People would say “you are so strong”, but the only thing keeping me upright were those roots and those branches reaching blindly to the sky. My roots were my family and friends and those branches reaching to the sky were my faith in God and knowing that there was/is a whole life ahead for Winston and me.

It took the parallel of me and the struggling plant to realize that I was stronger than I knew. I just needed to use the tools I was provided to stand up straight. I just needed to reach out and ask for help.

I had the stake, I had the hammer, I just needed to dig down, hold on and stand tall. I needed to remember how far I’ve come and recognize that I was stronger because of it. I just simply needed to see what others saw in me.

All that hit me as I sat back on my patio with a whole new feeling of accomplishment and pride. Suddenly, that to do list seemed manageable. If I could tackle that beautiful monster of a thorny bush and help it stand tall, I could help myself. And I did.

It’s easy to be in the moment then and quickly let the lesson slip by when life happens. But for this lesson, I wanted a daily reminder. I felt like others may need this reminder too. So, I designed one of my favorite pendants. The Strength pendant. It’s simple, yet it’s strong. It’s shaped like a stake -  simple four-sided stick with a pointed bottom.
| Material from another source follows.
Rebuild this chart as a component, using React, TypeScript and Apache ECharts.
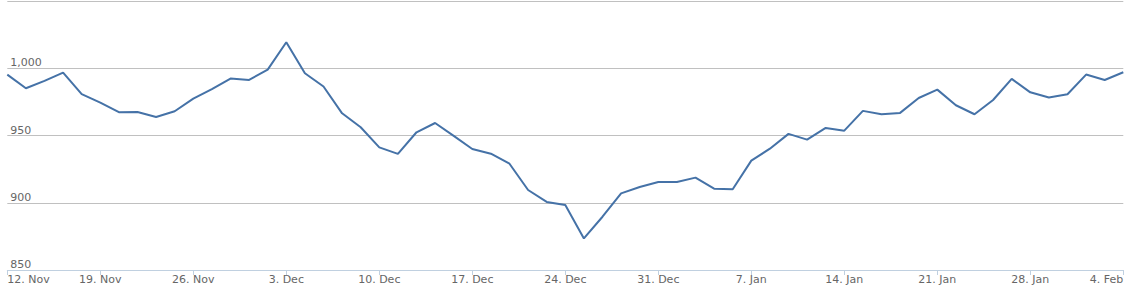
import React, { useEffect, useRef } from "react";
import * as echarts from "echarts";

const dates: string[] = [
  "2012-11-12", "2012-11-13", "2012-11-14", "2012-11-15", "2012-11-16",
  "2012-11-19", "2012-11-20", "2012-11-21", "2012-11-22", "2012-11-23",
  "2012-11-26", "2012-11-27", "2012-11-28", "2012-11-29", "2012-11-30",
  "2012-12-03", "2012-12-04", "2012-12-05", "2012-12-06", "2012-12-07",
  "2012-12-10", "2012-12-11", "2012-12-12", "2012-12-13", "2012-12-14",
  "2012-12-17", "2012-12-18", "2012-12-19", "2012-12-20", "2012-12-21",
  "2012-12-24", "2012-12-25", "2012-12-26", "2012-12-27", "2012-12-28",
  "2012-12-31", "2013-01-01", "2013-01-02", "2013-01-03", "2013-01-04",
  "2013-01-07", "2013-01-08", "2013-01-09", "2013-01-10", "2013-01-11",
  "2013-01-14", "2013-01-15", "2013-01-16", "2013-01-17", "2013-01-18",
  "2013-01-21", "2013-01-22", "2013-01-23", "2013-01-24", "2013-01-25",
  "2013-01-28", "2013-01-29", "2013-01-30", "2013-01-31", "2013-02-01",
  "2013-02-04",
];

const values: number[] = [
  995.3, 985.1, 990.6, 996.8, 980.7,
  974.5, 967.3, 967.5, 963.8, 968.0,
  977.4, 984.4, 992.3, 991.3, 999.0,
  1019.3, 996.3, 986.4, 966.5, 956.1,
  941.2, 936.3, 952.4, 959.3, 949.7,
  940.0, 936.5, 929.0, 909.5, 900.6,
  898.3, 873.5, 889.6, 907.0, 911.7,
  915.4, 915.4, 918.7, 910.5, 910.0,
  931.3, 940.2, 951.2, 946.9, 955.6,
  953.6, 968.3, 965.8, 966.8, 977.9,
  984.1, 972.5, 965.8, 976.4, 992.1,
  982.1, 978.2, 980.7, 995.3, 991.3,
  997.0,
];

const monthNames = ["Jan", "Feb", "Mar", "Apr", "May", "Jun", "Jul", "Aug", "Sep", "Oct", "Nov", "Dec"];
const yMin = 850;
const yMax = 1050;
const yStep = 50;

function fmtDate(s: string): string {
  const [, m, d] = s.split("-");
  return `${parseInt(d, 10)}. ${monthNames[parseInt(m, 10) - 1]}`;
}

function isMonday(s: string): boolean {
  const [y, m, d] = s.split("-").map((x) => parseInt(x, 10));
  return new Date(Date.UTC(y, m - 1, d)).getUTCDay() === 1;
}

export default function App() {
  const ref = useRef<HTMLDivElement>(null);
  useEffect(() => {
    if (!ref.current) return;
    const chart = echarts.init(ref.current, undefined, { renderer: "svg" });
    const font = "DejaVu Sans, Verdana, Arial, sans-serif";
    chart.setOption({
      animation: false,
      grid: { left: 7.3, right: 4.7, top: 1, bottom: 22, containLabel: false },
      xAxis: {
        type: "category",
        data: dates,
        boundaryGap: false,
        axisLine: { show: true, lineStyle: { color: "#C0D0E0", width: 1 } },
        axisTick: {
          show: true,
          length: 5,
          interval: (i: number, v: string) => isMonday(v),
          lineStyle: { color: "#C0D0E0" },
        },
        axisLabel: {
          interval: (i: number, v: string) => isMonday(v),
          formatter: (v: string) => fmtDate(v),
          color: "#666666",
          fontSize: 11,
          fontFamily: font,
          margin: 4,
          alignMinLabel: "left",
          alignMaxLabel: "right",
        },
        splitLine: { show: false },
      },
      yAxis: {
        type: "value",
        min: yMin,
        max: yMax,
        interval: yStep,
        axisLine: { show: false },
        axisTick: { show: false },
        axisLabel: {
          inside: true,
          margin: 3,
          verticalAlign: "bottom",
          showMaxLabel: false,
          color: "#666666",
          fontSize: 11,
          fontFamily: font,
          formatter: (v: number) => v.toLocaleString("en-US"),
        },
        splitLine: { show: true, lineStyle: { color: "#C0C0C0", width: 1 } },
      },
      series: [
        {
          type: "line",
          data: values,
          symbol: "none",
          lineStyle: { color: "#4572A7", width: 2 },
          itemStyle: { color: "#4572A7" },
        },
      ],
    });
    return () => chart.dispose();
  }, []);
  return (
    <div
      ref={ref}
      style={{ position: "fixed", left: 0, top: 0, width: 1128, height: 292, background: "#fff" }}
    />
  );
}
This symbol reminds me that I have the tools and I have the support I need to be and feel as strong as others know me to be.

I am so happy to share this incredibly meaningful piece with so many strong women in the world. We all have tough seasons. We all have moments of weakness and self-doubt. We all have times in our life where we are spread in so many directions that falling over is nearly inevitable. Yet, when we remember that we are strong, that we have the tools, that we have our faith and can lean on our support… it’s then that we can happily live our purpose as the strong women we are.

On a side note, I don't tackle that bush anymore. I took the lesson I learned, and I ask for help now. So, I must give full credit to my brother-in-law Vinny and my dad for wrestling with that bush a few weeks back. I’m so grateful for the support I continue to have in my life.